CBO estimates $1.8 trillion US deficit for fiscal 2024, largest after COVID
By David Lawder
WASHINGTON (Reuters) – The Congressional Budget Office estimated on Tuesday a U.S. federal deficit of $1.834 trillion for fiscal 2024, the highest in the post-COVID era, as debt interest costs jumped sharply and outlays rose for Social Security, Medicare and health insurance tax credits.
The estimate, which precedes the U.S. Treasury Department’s year-end budget report later this month, shows a deficit up 11% from the $1.7 trillion fiscal 2023 gap but slightly lower than the $1.9 trillion deficit estimated in June by CBO.
WHY IT’S IMPORTANT
U.S. Vice President Kamala Harris is arguing that she would be more fiscally responsible as president than Republican rival Donald Trump, pledging to fully offset new spending with tax increases elsewhere. A fiscal think-tank, the Committee for a Responsible Federal Budget, estimated on Monday that Trump’s plans would pile up $7.5 trillion in new debt, more than twice the $3.5 trillion from Harris’ proposals.

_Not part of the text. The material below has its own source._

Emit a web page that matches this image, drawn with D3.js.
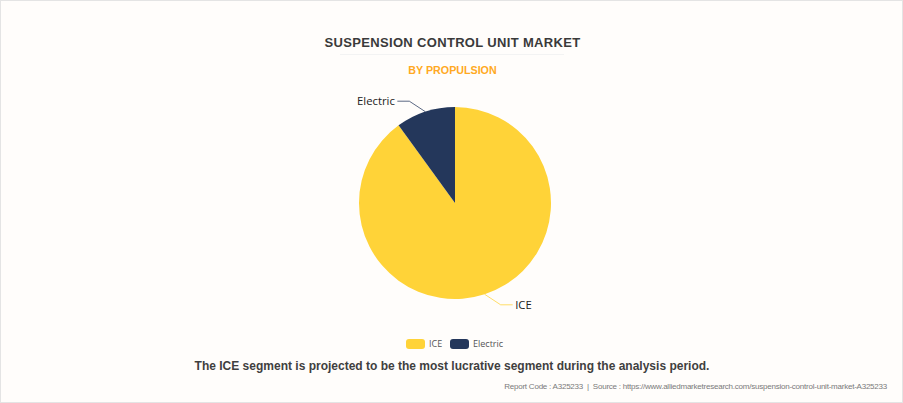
<!DOCTYPE html>
<html><head><meta charset="utf-8">
<script src="https://cdn.jsdelivr.net/npm/d3@7/dist/d3.min.js"></script>
<style>html,body{margin:0;padding:0;background:#fff}svg{display:block}</style>
</head><body><svg id="c" width="903" height="403"></svg>
<script>
const categories = ["ICE", "Electric"];
const values = [90, 10];
const colors = ["#FFD338", "#24375B"];
const titleText = "SUSPENSION CONTROL UNIT MARKET";
const subtitleText = "BY PROPULSION";
const noteText = "The ICE segment is projected to be the most lucrative segment during the analysis period.";
const sourceText = "Report Code : A325233  |  Source : https://www.alliedmarketresearch.com/suspension-control-unit-market-A325233";

const W = 903, H = 403, cx = 455, cy = 203, R = 96;
const svg = d3.select("#c");
svg.append("rect").attr("x",0.5).attr("y",0.5).attr("width",W-1).attr("height",H-1)
  .attr("fill","#FFFDFB").attr("stroke","#E4E4E4");

const txt = (x,y,s,font,size,weight,fill,anchor)=>svg.append("text").attr("x",x).attr("y",y)
  .attr("font-family",font).attr("font-size",size).attr("font-weight",weight)
  .attr("fill",fill).attr("text-anchor",anchor||"middle").attr("xml:space","preserve").text(s);

const sans = "Liberation Sans, Arial, sans-serif", open = "'Open Sans', 'Noto Sans', sans-serif";
txt(452.5,47,titleText,sans,13,700,"#3A3A3A").attr("letter-spacing",0.33);
svg.append("line").attr("x1",340).attr("x2",564).attr("y1",54.5).attr("y2",54.5).attr("stroke","#F3F3F3");
txt(452.5,74,subtitleText,sans,10.7,700,"#FFA922");
txt(452,369.5,noteText,sans,12,700,"#3F3F3F");
txt(887,389,sourceText,sans,8,400,"#7A7A7A","end").attr("letter-spacing",-0.23);

const pie = d3.pie().sort(null).value(d=>d)(values);
const arc = d3.arc().innerRadius(0).outerRadius(R);
const g = svg.append("g").attr("transform",`translate(${cx},${cy})`);
g.selectAll("path.s").data(pie).join("path").attr("class","s").attr("d",arc)
  .attr("fill",(d,i)=>colors[i]);

const outer1 = d3.arc().innerRadius(R).outerRadius(R);
pie.forEach((d,i)=>{
  const a = outer1.centroid(d);
  const side = a[0] < 0 ? -1 : 1, vert = a[1] < 0 ? -1 : 1;
  const b = [a[0] + side*16, a[1] + vert*10.5];
  const c = [b[0] + side*12, b[1]];
  g.append("path").attr("d",d3.line()([a,b,c])).attr("fill","none")
    .attr("stroke",colors[i]).attr("stroke-width",1).attr("stroke-opacity",0.75);
  g.append("text").attr("x",c[0]+side*2.5).attr("y",b[1]+4)
    .attr("text-anchor",side<0?"end":"start").attr("font-family",open)
    .attr("font-size",11.3).attr("fill","#222").text(categories[i]);
});

const legendX = [406,450];
categories.forEach((n,i)=>{
  svg.append("rect").attr("x",legendX[i]).attr("y",339).attr("width",19).attr("height",10).attr("rx",3)
    .attr("fill",colors[i]);
  svg.append("text").attr("x",legendX[i]+23).attr("y",346.5).attr("font-family",open)
    .attr("font-size",9).attr("fill","#555").text(n);
});
</script></body></html>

But after significant U.S. deficit declines in 2021 and 2022 as the economy recovered and COVID-19 rescue spending faded, deficits have grown significantly during the past two years, and CBO estimates that “baseline” deficits, which assume no changes to current laws, will grow $22 trillion over the next 10 years.
BY THE NUMBERS:
CBO estimated that total revenues rose 11% to $4.918 trillion, powered by higher individual income taxes and corporate income taxes as economic growth remained strong. The non-partisan budget referee agency estimated that outlays for the fiscal year ended Sept. 30 totaled $6.752 trillion, up 11% from fiscal 2023.
The biggest growth in outlays comes from interest on the public debt, which rose 34% to $950 billion, while spending on Medicare, Social Security and the military also increased.
The year-on-year deficit comparisons were affected by the fiscal 2023 reversal of $330 billion in costs associated with President Joe Biden’s student loan forgiveness plan that was struck down by the Supreme Court. Without the reversal, last year’s deficit would have exceeded $2 trillion.
KEY QUOTE
Some Republicans seized on the estimates to claim that Biden and Harris were fiscally irresponsible.
“President Biden and Vice President Harris have ignored resounding messages from Iowans and Americans nationwide, as well as alarms from global credit ratings companies. By consistently choosing a spendthrift agenda over fiscal sanity, this administration has hamstrung our economy for generations to come,” Republican Senator Chuck Grassley said in a statement.